Geary Avenue and the Case for Off-Centre Seafood

Toronto's most interesting food addresses in the past decade have not been on King West or in Yorkville. They have been on streets like Geary Avenue, a low-rise industrial strip in Dovercourt Village where auto shops, ceramics studios, and craft breweries occupy the same block as serious kitchens. The logic is consistent across cities: when rents drop and foot traffic thins, cooking tends to get more focused. Operators who choose these corridors are not chasing walk-ins. They are building something for a specific audience, and Newport Fish & Seafood at 181 Geary Ave follows that pattern.

The neighbourhood context matters for how you read a seafood restaurant here. Downtown Toronto's seafood offer skews either toward the high-end omakase tier, represented by counters like Sushi Masaki Saito and the kaiseki precision of Aburi Hana, or toward casual fishmonger-adjacent spots with patio seating and fried baskets. The middle ground, where fish is taken seriously without the ceremony of a multi-course tasting format, is thinner than the city's dining reputation might suggest. Geary Ave addresses that gap without announcing it.

The Geary Ave Setting: Industrial Block, Deliberate Choice

Approaching from Dufferin or from the Wallace-Emerson side, Geary Avenue reads as a working street first. The buildings are low and functional. The signage tends toward the understated. This is not a dining district by design, which is precisely what gives addresses here a certain credibility. Operators do not come to Geary for ambient foot traffic. The neighbourhood has drawn a concentration of small producers and independent operators who share a preference for craft over spectacle, and Newport Fish & Seafood occupies that same register.

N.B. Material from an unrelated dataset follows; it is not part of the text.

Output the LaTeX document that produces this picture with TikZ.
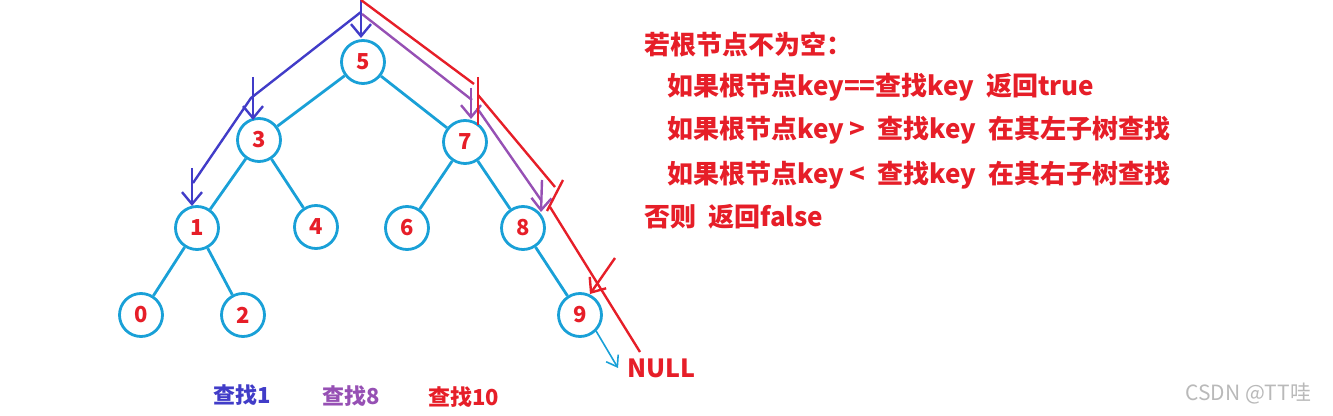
\documentclass[tikz,border=0pt]{standalone}
\usepackage{fontspec}
\setmainfont{Noto Sans CJK SC}
\usetikzlibrary{arrows.meta}
\definecolor{treecyan}{RGB}{25,160,215}
\definecolor{txtred}{RGB}{230,30,40}
\definecolor{pathblue}{RGB}{65,60,200}
\definecolor{pathpurple}{RGB}{150,80,180}
\definecolor{wmgray}{RGB}{185,185,185}
\tikzset{
  treenode/.style={circle,draw=treecyan,line width=1.4pt,minimum size=21.5pt,inner sep=0pt,
    text=txtred,font=\bfseries\fontsize{11pt}{12pt}\selectfont},
  treeedge/.style={draw=treecyan,line width=1.4pt},
  vtip/.style={-{Straight Barb[length=6pt,width=10pt,line width=1.2pt]}},
  bluepath/.style={draw=pathblue,line width=1.2pt,line join=round},
  purplepath/.style={draw=pathpurple,line width=1.2pt,line join=round},
  redpath/.style={draw=txtred,line width=1.2pt,line join=round},
  ruletext/.style={anchor=west,text=txtred,font=\bfseries\fontsize{13pt}{15pt}\selectfont,inner sep=0pt},
  caption/.style={font=\bfseries\fontsize{11pt}{13pt}\selectfont,inner sep=0pt}
}
\begin{document}
\begin{tikzpicture}[x=0.5pt,y=-0.5pt]
\useasboundingbox (0,0) rectangle (1333,416);
% tree nodes
\node[treenode] (n5) at (363,62) {5};
\node[treenode] (n3) at (259,140) {3};
\node[treenode] (n7) at (465,142) {7};
\node[treenode] (n1) at (197,228) {1};
\node[treenode] (n4) at (316,227) {4};
\node[treenode] (n6) at (407,228) {6};
\node[treenode] (n8) at (523,228) {8};
\node[treenode] (n0) at (141,315) {0};
\node[treenode] (n2) at (243,315) {2};
\node[treenode] (n9) at (580,315) {9};
\node[anchor=west,text=txtred,font=\bfseries\fontsize{12.5pt}{14pt}\selectfont,inner sep=0pt] (null) at (627,368) {NULL};
% tree edges
\draw[treeedge] (n5) -- (n3);
\draw[treeedge] (n5) -- (n7);
\draw[treeedge] (n3) -- (n1);
\draw[treeedge] (n3) -- (n4);
\draw[treeedge] (n7) -- (n6);
\draw[treeedge] (n7) -- (n8);
\draw[treeedge] (n1) -- (n0);
\draw[treeedge] (n1) -- (n2);
\draw[treeedge] (n8) -- (n9);
\coordinate (nullin) at (618,368);
\draw[draw=treecyan,line width=0.8pt,-{Straight Barb[length=5pt,width=7pt,line width=0.8pt]}] (n9.-45) -- (nullin);
% search paths
\coordinate (top) at (361,0);
\coordinate (b0) at (361,12);
\coordinate (b1) at (251,98);
\coordinate (b2) at (193,183);
\coordinate (a5s) at (361,10);
\coordinate (a5e) at (361,38);
\coordinate (a3s) at (253,77);
\coordinate (a3e) at (253,120);
\coordinate (a1s) at (192,168);
\coordinate (a1e) at (192,206);
\draw[bluepath] (top) -- (a5s);
\draw[bluepath,vtip] (a5s) -- (a5e);
\draw[bluepath] (b0) -- (b1) -- (b2);
\draw[bluepath,vtip] (a3s) -- (a3e);
\draw[bluepath,vtip] (a1s) -- (a1e);
% purple
\coordinate (p0) at (362,14);
\coordinate (p1) at (472,100);
\coordinate (p2) at (477,108);
\coordinate (p3) at (541,200);
\coordinate (a7s) at (471,88);
\coordinate (a7e) at (471,119);
\coordinate (a8s) at (542,180);
\coordinate (a8e) at (541,212);
\draw[purplepath] (p0) -- (p1);
\draw[purplepath] (p2) -- (p3);
\draw[purplepath,vtip] (a7s) -- (a7e);
\draw[purplepath,vtip] (a8s) -- (a8e);
% red
\coordinate (r0) at (361,0);
\coordinate (r1) at (474,84);
\coordinate (r2) at (478,95);
\coordinate (r3) at (555,187);
\coordinate (r4) at (550,207);
\coordinate (r5) at (640,352);
\coordinate (t7s) at (478,77);
\coordinate (t7e) at (478,125);
\coordinate (t8s) at (563,180);
\coordinate (t8e) at (547,211);
\coordinate (t9s) at (615,258);
\coordinate (t9e) at (590,294);
\draw[redpath] (r0) -- (r1);
\draw[redpath] (r2) -- (r3);
\draw[redpath] (r4) -- (r5);
\draw[redpath] (t7s) -- (t7e);
\draw[redpath] (t8s) -- (t8e);
\draw[redpath,vtip] (t9s) -- (t9e);
% rules text
\node[ruletext] (l1) at (644,45) {若根节点不为空：};
\node[ruletext] (l2) at (667,87) {如果根节点key==查找key\ \ 返回true};
\node[ruletext] (l3) at (667,130) {如果根节点key >\ \ 查找key\ \ 在其左子树查找};
\node[ruletext] (l4) at (667,175) {如果根节点key <\ \ 查找key\ \ 在其右子树查找};
\node[ruletext] (l5) at (644,217) {否则\ \ 返回false};
% captions
\node[caption,anchor=west,text=pathblue] (c1) at (213,395) {查找1};
\node[caption,anchor=west,text=pathpurple] (c8) at (322,396) {查找8};
\node[caption,anchor=west,text=txtred] (c10) at (428,397) {查找10};
\node[anchor=west,inner sep=0pt,text=wmgray,font=\fontsize{10.5pt}{12pt}\selectfont] (wm) at (1185,394) {CSDN @TT哇};
\end{tikzpicture}
\end{document}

Toronto's broader shift toward neighbourhood dining, away from downtown destinations and toward area-specific spots that reward those who know where to look, is visible across comparable cities. In San Francisco, Lazy Bear built its reputation on a similarly off-centre premise. In New York, Le Bernardin holds stronger examples from the seafood category through decade-long consistency rather than neighbourhood glamour. The lesson across these examples is that fish restaurants with staying power tend to be defined by sourcing discipline and kitchen consistency, not location prestige.

Seafood in Toronto: What the Category Looks Like

Toronto's position as a serious seafood city is sometimes undersold internationally, but the infrastructure supports it. Great Lakes fish, Atlantic Canadian product, and Pacific supply lines all reach the city with reasonable regularity, giving kitchens genuine range across freshwater and saltwater species. The question for any Toronto seafood operator is how much of that supply range to address, and how.

At the premium end, the city's Japanese-inflected counters tend toward single-source precision and seasonal constraint. Broader seafood restaurants face a different editorial challenge: the menu has to hold together across species without becoming a generic catch-all. The strongest examples in Canada tend to anchor around a clear regional or seasonal logic. Narval in Rimouski works from a specific Gulf of St. Lawrence identity. Fogo Island Inn Dining Room in Joe Batt's Arm is inseparable from its Newfoundland marine context. These are useful benchmarks for thinking about what a committed seafood operation looks like when it builds from place rather than category.

Newport Fish & Seafood's Geary Ave address puts it in a different frame from either of those examples, but the underlying question is the same: does the kitchen have a clear point of view on what it is serving, and does the sourcing support it?

How Newport Fits the Toronto Dining Tier

The city's upper dining tier, anchored by tasting-menu destinations like Alo, the contemporary Italian precision of DaNico, and the long-standing reputation of Don Alfonso 1890, operates at a price point and format that separates it from neighbourhood fish restaurants by design. Newport Fish & Seafood on Geary Ave is not in that competitive set, and the address makes that immediately clear. What the Dovercourt Village corridor offers instead is a kind of earned informality: spaces where the cooking can be taken seriously without the overhead that forces a tasting menu and a sommelier.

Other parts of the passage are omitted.